Si leur nombre est par définition difficile à évaluer, il y aurait actuellement en France entre 400 000 et un million de travailleurs sans-papiers. Employés dans les secteurs du BTP, de la restauration, du nettoyage ou encore de l’aide à la personne, ils connaissent pour beaucoup des conditions de travail difficiles, où les abus ne sont pas rares.
« Les travailleurs migrants vivent en majorité une situation de surexploitation », affirme ainsi Jean-Albert Guidou, de la CGT. « Les sans-papiers travaillent sur les chantiers, dans le BTP, dans le nettoyage… Ce sont des métiers difficiles, où le code du travail n’est souvent pas appliqué. Cette marche est l’occasion de marquer notre solidarité avec eux. Les travailleurs sans-papiers ont payé le prix fort pour la Coupe du monde de football, et ce sont eux aussi qui travaillent sur les chantiers des Jeux olympiques. »

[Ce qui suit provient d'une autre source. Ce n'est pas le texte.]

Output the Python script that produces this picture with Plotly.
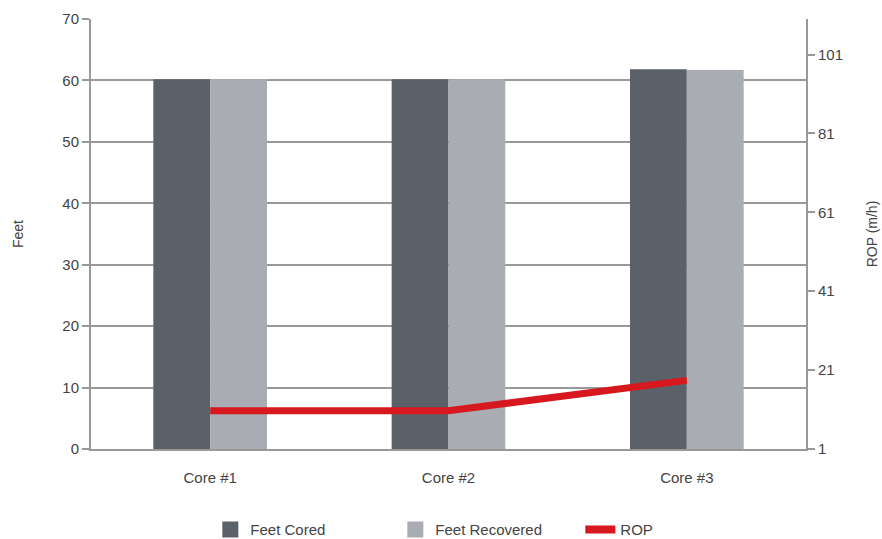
import plotly.graph_objects as go

categories = ["Core #1", "Core #2", "Core #3"]
feet_cored = [60.2, 60.2, 61.8]
feet_recovered = [60.2, 60.2, 61.7]
rop = [10.7, 10.7, 18.4]

DARK = "#5a6169"
LIGHT = "#a9adb3"
RED = "#d7191f"
GRID = "#999999"
TXT = "#444444"
FONT = "Liberation Sans"

fig = go.Figure()
fig.add_trace(go.Bar(name="Feet Cored", x=categories, y=feet_cored, marker_color=DARK,
                     marker_line_width=0, showlegend=False))
fig.add_trace(go.Bar(name="Feet Recovered", x=categories, y=feet_recovered, marker_color=LIGHT,
                     marker_line_width=0, showlegend=False))
fig.add_trace(go.Scatter(name="ROP", x=categories, y=rop, mode="lines", yaxis="y2",
                         line=dict(color=RED, width=7), showlegend=False))
# legend entries
fig.add_trace(go.Scatter(name="Feet Cored", x=[None], y=[None], mode="markers",
                         marker=dict(symbol="square", size=20, color=DARK)))
fig.add_trace(go.Scatter(name="Feet Recovered", x=[None], y=[None], mode="markers",
                         marker=dict(symbol="square", size=20, color=LIGHT)))
fig.add_trace(go.Scatter(name="ROP", x=[None], y=[None], mode="lines", yaxis="y2",
                         line=dict(color=RED, width=8)))

fig.update_layout(
    width=882, height=539,
    margin=dict(l=91, r=76, t=19, b=90),
    paper_bgcolor="white", plot_bgcolor="white",
    barmode="group", bargap=0.523, bargroupgap=0,
    font=dict(family=FONT, size=14, color=TXT),
    showlegend=True,
    legend=dict(orientation="h", x=0.555, xanchor="center", yref="container", y=0.017,
                yanchor="middle", font=dict(size=15, color=TXT), entrywidth=140,
                traceorder="normal"),
    xaxis=dict(showline=True, linecolor=GRID, linewidth=2, ticks="", showgrid=False,
               tickfont=dict(size=15, color=TXT), ticklabelstandoff=14, automargin=False),
    yaxis=dict(title=dict(text="Feet", font=dict(size=14, color=TXT), standoff=35),
               range=[0, 70], dtick=10, showline=True, linecolor=GRID, linewidth=2,
               ticks="outside", ticklen=7, tickcolor=GRID, tickwidth=2,
               showgrid=True, gridcolor=GRID, gridwidth=2, zeroline=False,
               tickfont=dict(size=15, color=TXT), automargin=False),
    yaxis2=dict(title=dict(text="ROP (m/h)", font=dict(size=14, color=TXT), standoff=25),
                overlaying="y", side="right", range=[1, 110], tick0=1, dtick=20,
                showline=True, linecolor=GRID, linewidth=2,
                ticks="outside", ticklen=7, tickcolor=GRID, tickwidth=2,
                showgrid=False, zeroline=False,
                tickfont=dict(size=15, color=TXT), automargin=False),
)

fig.write_html("out.html")
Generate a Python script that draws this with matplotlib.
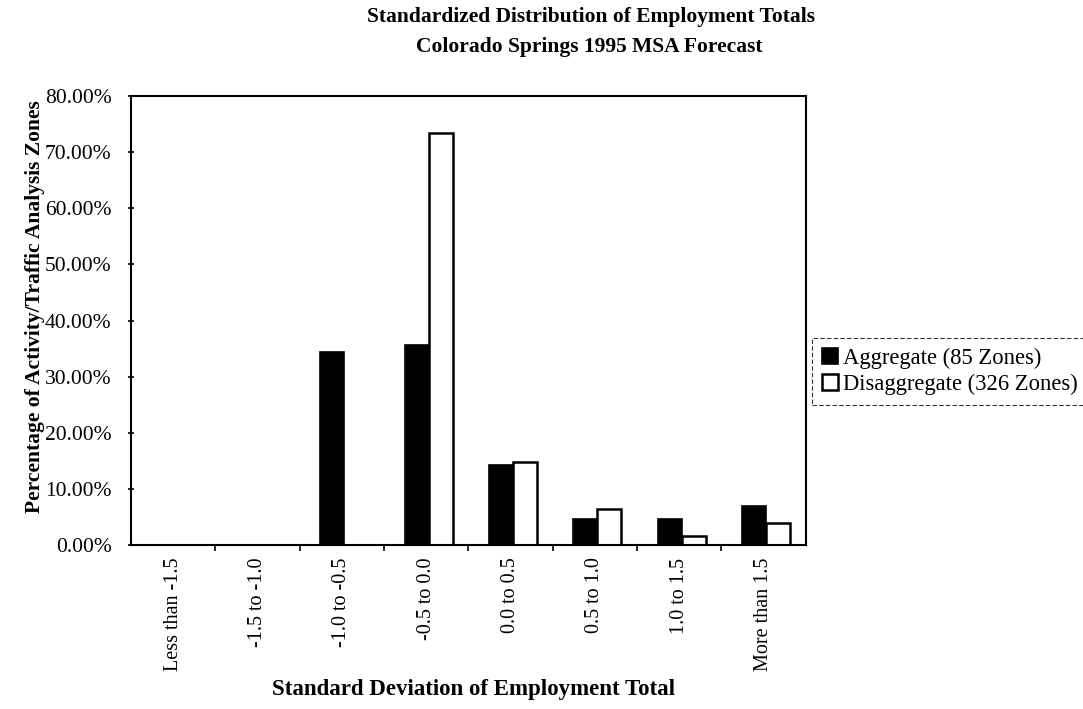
import matplotlib
matplotlib.use("Agg")
import matplotlib.pyplot as plt
import numpy as np
from matplotlib.ticker import FuncFormatter, FixedLocator

categories = ["Less than -1.5", "-1.5 to -1.0", "-1.0 to -0.5", "-0.5 to 0.0",
              "0.0 to 0.5", "0.5 to 1.0", "1.0 to 1.5", "More than 1.5"]
aggregate = [0.0, 0.0, 34.3, 35.6, 14.3, 4.7, 4.7, 7.0]
disaggregate = [0.0, 0.0, 0.0, 73.4, 14.8, 6.5, 1.6, 3.9]
series_names = ["Aggregate (85 Zones)", "Disaggregate (326 Zones)"]

plt.rcParams['font.family'] = ['Liberation Serif', 'DejaVu Serif']

fig = plt.figure(figsize=(10.83, 7.09), dpi=100)
ax = fig.add_axes([0.121, 0.2313, 0.623, 0.6333])

x = np.arange(len(categories))
w = 0.285
ax.bar(x - w/2 + 0.03, aggregate, w, color='black', edgecolor='black', linewidth=1.2,
       label=series_names[0])
ax.bar(x + w/2 + 0.03, disaggregate, w, color='white', edgecolor='black', linewidth=1.8,
       label=series_names[1])

ax.set_xlim(-0.5, len(categories) - 0.5)
ax.set_ylim(0, 80)
ax.set_yticks(np.arange(0, 81, 10))
ax.yaxis.set_major_formatter(FuncFormatter(lambda v, p: f"{v:.2f}%"))
ax.tick_params(axis='y', labelsize=15.5, length=4, width=1.2, direction='inout', pad=12)

ax.set_xticks(x)
ax.set_xticklabels(categories, rotation=90, fontsize=14.5)
ax.tick_params(axis='x', length=0, pad=9)
ax.xaxis.set_minor_locator(FixedLocator(np.arange(0.5, len(categories) - 0.5, 1)))
ax.tick_params(axis='x', which='minor', length=4, width=1.2, direction='out')

for s in ax.spines.values():
    s.set_linewidth(1.5)

ax.set_ylabel("Percentage of Activity/Traffic Analysis Zones", fontsize=15.5,
              fontweight='bold')
ax.yaxis.set_label_coords(-0.127, 0.53)

fig.text(0.437, 1 - 690 / 709, "Standard Deviation of Employment Total",
         ha='center', va='center', fontsize=16.5, fontweight='bold')

fig.text(0.546, 0.99, "Standardized Distribution of Employment Totals",
         ha='center', va='top', fontsize=15.5, fontweight='bold')
fig.text(0.544, 0.948, "Colorado Springs 1995 MSA Forecast",
         ha='center', va='top', fontsize=15.5, fontweight='bold')

leg = fig.legend(loc='center left', bbox_to_anchor=(0.750, 0.476), fontsize=16.3,
                 frameon=True, fancybox=False, handlelength=0.7, handleheight=0.7,
                 handletextpad=0.2, borderpad=0.45, labelspacing=0.2,
                 borderaxespad=0)
leg.get_frame().set_edgecolor('black')
leg.get_frame().set_linewidth(0.8)
leg.get_frame().set_linestyle((0, (4, 2)))

fig.savefig("out.png", dpi=100)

Double coïncidence : la manifestation se déroule le jour de la finale de la Coupe du monde de football au Qatar, où de nombreux travailleurs migrants sont morts. Et elle est partie de la porte de la Chapelle, dans le 18e arrondissement de Paris, en face du chantier de l’Adidas Arena. Construit pour les Jeux olympiques, le bâtiment, d’une capacité de 7 800 places, accueillera les épreuves de badminton et de gymnastique rythmique en 2024.
Début décembre, une enquête parue dans le journal Le Monde faisait état de nombreux travailleurs sans papiers employés illégalement sur différents chantiers des Jeux olympiques, à Paris et en Seine-Saint-Denis.